Note: This post contains spoilers.

In Gideon the Ninth, Harrowhark Nonagesimus, the Reverend Daughter of the Ninth House, had been a prickly, irritable, frustrating, cold, calculating, hurtful bully, who had an aura of pain and darkness that said, “Do not perceive me or I will turn you into mulch.” While we were only ever seeing her from the tinted lenses of Gideon—irreverent of the Reverend Daughter, crass, crude, with barely a thimble of trust between them–and we also got to see those lenses begin to lower as Gideon progressed. And finally, crumble, as Gideon went the way of dutiful cavaliers for their necromancers and impaled herself, giving Harrow the chance to begin the Lyctoral process and save them all from the vengeance of Cytherea the First. Readers, heartbroken, were ready to begin Harrow the Ninth seeing the Reverend Daughter coming into her own as a Lyctor for God, I mean the Emperor, I mean, John.

Muir said, “Nah.”

Red flags sprung up faster than a bad first date: The Emperor is going to die? Why can’t Harrow do what other Lyctors can? What the hell is a Resurrection Beast? Why is another Lyctor trying to murder Harrow? What do you mean Harrow can’t remember who Gideon is? And why in the Nine Houses are her memories of book one different? With all these questions and more, Muir began Harrow the Ninth, a book obsessed with memory, trauma, grief, pain, and mystery, and especially the way all these potent ingredients can meld and blend and fuse together in the shadow of a massive traumatic event.

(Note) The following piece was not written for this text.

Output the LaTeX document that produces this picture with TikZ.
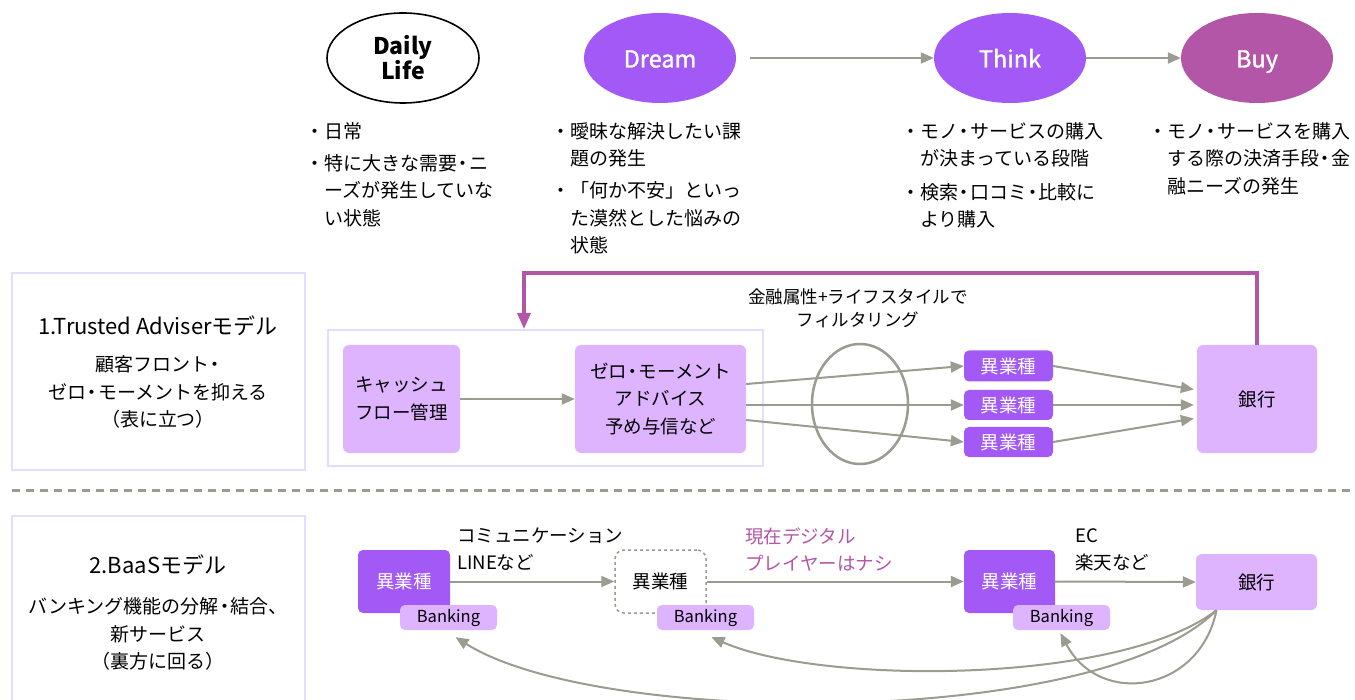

Not one to rest on her laurels, Muir also maintained full-speed on exploring the dense lore and worldbuilding of The Locked Tomb series, introducing us to the remaining Saints of the Emperor, the droll Augustine, the caustic Mercymorn, the murderous Ortus, all while filling us in on the first few details of The Resurrection, the planetary ghosts that sprung up in the wake of such a traumatic event, John’s plans, the revolutionary group known as the Blood of Eden, and so much more, all the while Harrow struggled to understand what’s happening to her. All of this combined with Muir’s delight at meme culture and fanfic, her love of intricate and thorny relationships both queer and familial, and setting herself her own deadline with the impending death of God, Harrow the Ninth was a sequel seemingly too stuffed to stand.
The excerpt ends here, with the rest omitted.